Luthien and the others from the Dwelf did not go over the wall. Rather, they pounded their way through the eastern wall, where it had been breached before, up from the city’s lower section and back into the Ministry once again. As the slaughter continued in the plaza, more than a few cyclopians thought to turn and flee back into the cathedral. There was still some food remaining, after all, and they figured that if they could get back in and barricade the doors once more, there would be fewer of them left to share it.
But Luthien’s small group met them and kept the cathedral’s main door thrown wide so that rebels, too, could get inside. Once more the hallowed floor of the great cathedral ran deep with blood. Once more a place of prayer became a place of cries, shouts of anger, and shrieks of the wounded.

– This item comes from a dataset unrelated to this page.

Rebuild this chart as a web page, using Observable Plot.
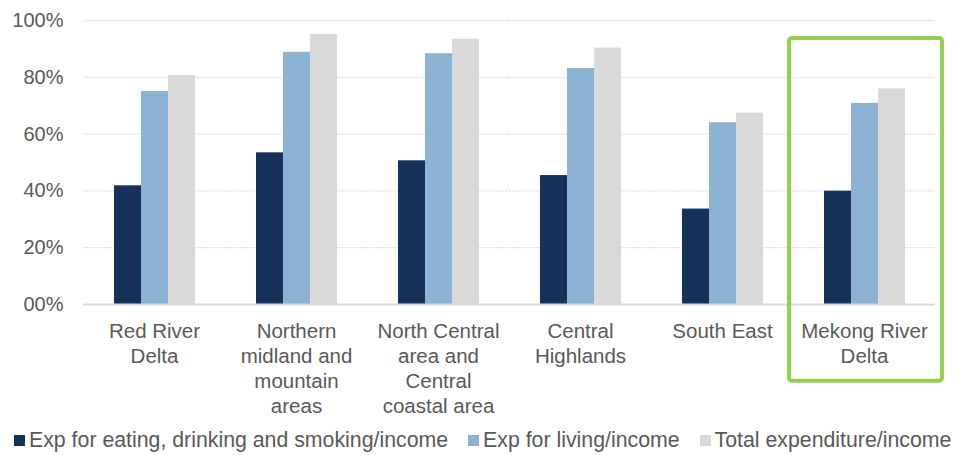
<!DOCTYPE html>
<html>
<head>
<meta charset="utf-8">
<script src="https://cdn.jsdelivr.net/npm/d3@7"></script>
<script src="https://cdn.jsdelivr.net/npm/@observablehq/plot@0.6"></script>
<style>
  html, body { margin: 0; padding: 0; background: #fff; }
  body { width: 966px; height: 455px; overflow: hidden; font-family: "Liberation Sans", Arial, sans-serif; }
  #legend { display: flex; align-items: center; height: 35px; padding-top: 3px; padding-left: 14px; font-size: 21.3px; color: #595959; white-space: nowrap; }
  .item { display: flex; align-items: center; margin-right: 20px; }
  .sw { width: 11px; height: 11px; margin-right: 4px; }
</style>
</head>
<body>
<div id="chart"></div>
<div id="legend"></div>
<script>
const regions = [
  "Red River\nDelta",
  "Northern\nmidland and\nmountain\nareas",
  "North Central\narea and\nCentral\ncoastal area",
  "Central\nHighlands",
  "South East",
  "Mekong River\nDelta"
];
const seriesNames = [
  "Exp for eating, drinking and smoking/income",
  "Exp for living/income",
  "Total expenditure/income"
];
const eatingValues = [41.8, 53.4, 50.6, 45.4, 33.6, 39.9];
const livingValues = [75.0, 88.8, 88.3, 83.1, 64.0, 70.8];
const totalValues  = [80.6, 95.1, 93.4, 90.3, 67.4, 75.9];
const seriesColors = ["#17325a", "#8cb2d4", "#d9d9d9"];
const yTicks = [0, 20, 40, 60, 80, 100];
const yTickLabels = ["00%", "20%", "40%", "60%", "80%", "100%"];
const highlighted = "Mekong River\nDelta";

const table = [];
regions.forEach((r, i) => {
  [eatingValues, livingValues, totalValues].forEach((arr, j) => {
    table.push({region: r, series: seriesNames[j], value: arr[i]});
  });
});

const plot = Plot.plot({
  width: 966,
  height: 420,
  marginLeft: 83,
  marginRight: 31,
  marginTop: 20,
  marginBottom: 116,
  style: {fontFamily: "'Liberation Sans', Arial, sans-serif", fontSize: "20px", color: "#595959", overflow: "visible"},
  fx: {domain: regions, padding: 0, label: null},
  x: {domain: seriesNames, paddingInner: 0, paddingOuter: 1.1, axis: null},
  y: {domain: [0, 100], label: null},
  color: {domain: seriesNames, range: seriesColors},
  marks: [
    Plot.ruleY(yTicks.filter(d => d > 0), {stroke: "#d9d9d9", strokeWidth: 1, strokeDasharray: "2,1"}),
    Plot.barY(table, {fx: "region", x: "series", y: "value", fill: "series"}),
    Plot.ruleY([0], {stroke: "#d9d9d9", strokeWidth: 2}),
    Plot.axisY({ticks: yTicks, tickFormat: d => yTickLabels[yTicks.indexOf(d)], tickSize: 0, tickPadding: 20, fontSize: 20, fill: "#595959"}),
    Plot.axisFx({anchor: "bottom", tickSize: 0, tickPadding: 16, fontSize: 20.5, lineHeight: 1.22, fill: "#595959", label: null}),
    Plot.rect([{region: highlighted}], {fx: "region", y1: -27, y2: 93.7, insetLeft: -4, insetRight: -7, fill: "none", stroke: "#92d050", strokeWidth: 4, rx: 3})
  ]
});
document.getElementById("chart").appendChild(plot);

const legend = document.getElementById("legend");
seriesNames.forEach((s, i) => {
  const it = document.createElement("div");
  it.className = "item";
  const sw = document.createElement("div");
  sw.className = "sw";
  sw.style.background = seriesColors[i];
  const t = document.createElement("span");
  t.textContent = s;
  it.appendChild(sw); it.appendChild(t);
  legend.appendChild(it);
});
</script>
</body>
</html>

It was finished that night. Not a single cyclopian remained alive in the city of Caer MacDonald.
8
Port Charley
Port Charley was a huddled village, white-painted homes built in tight, neat rows up a series of cut steps along the foothills of the Iron Cross and overlooking the tumultuous Avon Sea. It was said that on the clearest of days the shining white and green cliffs of Baranduine, far to the west, could be seen from those highest perches, beckoning the souls of men. Port Charley was a dreamy place, and yet cheery on those rare days that the sun did shine, bouncing gaily off the white-faced houses, off the white fences outlining every yard and bordering each of the city’s tiers.
Such was the day, bright and sunny and cheery, when Oliver and Katerin came in sight of the village. They noted that there was no snow in or about the town, just windblown rock, white and gray streaks amidst the squared and neat cottages. Splotches of green and brown dotted the landscape, and a few trees stood bare, poking high and proud between cottage and stone.
“Too early to bloom,” Oliver remarked. He kicked Threadbare, his yellow pony, to a faster trot.
Katerin spurred Riverdancer on, the powerful white stallion easily pacing the smaller pony.